Even though the accoustic guitar has a limited range, it’s quite normal to have 2 guitars in rock/metal bands; a lead gutiar (higher frequency) and a rhytmn guitar (low-mid range). Counting in the bass guitar, we get an even lower frequency guitar.

Even as humans it might be hard to distinguish between a low frequency guitar and a bass. The result of this being that the bass is often included when we choose to extract the guitar sound. Another explanation could be that bass is technically a guitar, meaning that it should be included.

Enter Sandman - Metallica

Processed:

Original:

Saturday Night's Alright - Elton John

Processed:

Original:

🥁 Percussion

There is not much to say about percussions (this includes drums). As they appear in predictable patterns, and usually lie in the very low or very high frequencies, they are easy to extract. Here are some examples:

Dance the Night - Dua Lipa

Processed:

Original:

Enter Sandman - Metallica

Processed:

Original:

Fly Me to the Moon - Frank Sinatra

Processed:

Original:

🎺 Brass

To my dismay, it was very hard for the model to consistently extract brass-instruments. I have even tried multiple synonymous prompts, such as trumpet, trombone, big band, brass. It is very common for the model to include other non-brass sounds, including vocals. These were the best (very cherry-picked) results I could get:

All of the Lights - Kanye West

Processed:

Original:

Fly Me to the Moon - Frank Sinatra

Processed:

Original:

🎻 Strings

Unfortunately, the model also underperforms on string-instruments and has the exact same artifacts as the brass-instruments.

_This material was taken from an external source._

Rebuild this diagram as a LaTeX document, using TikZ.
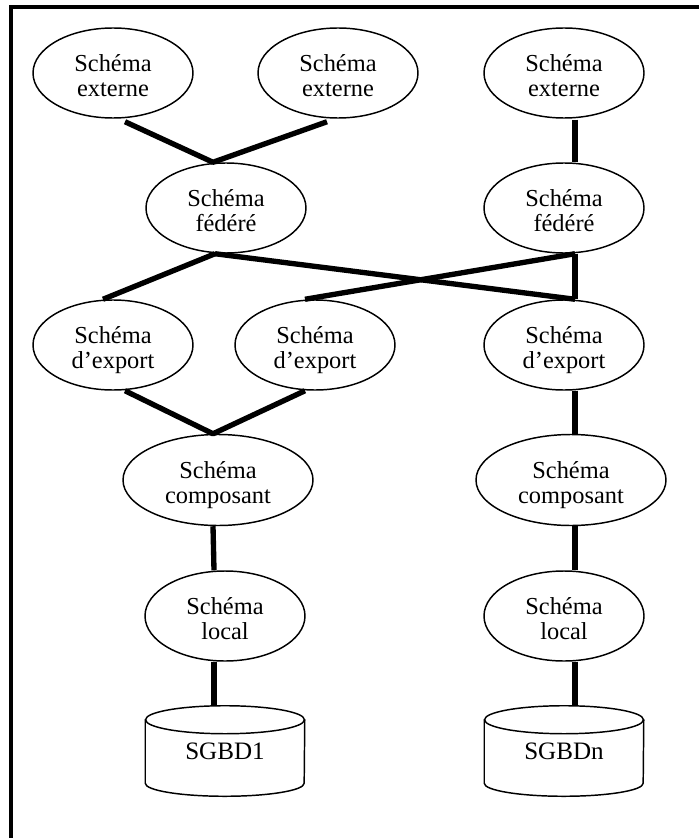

The Wonder of You - Elvis Presley

Processed:

Original:

Dance the Night - Dua Lipa

Processed:

Original:

You have a great voice Dua Lipa, but unless you are a cello, please be quiet.

Conclusion

I am quite impressed by the model, even though it fails to separate certain instruments. In the categories that are separated well, it performs decently well. I can imagine this model being used in many different ways. Karaoke is an obvious one. Curating audio datasets or doing offline noise removal would make sense as well. I hope to see some cool applications of this in the future!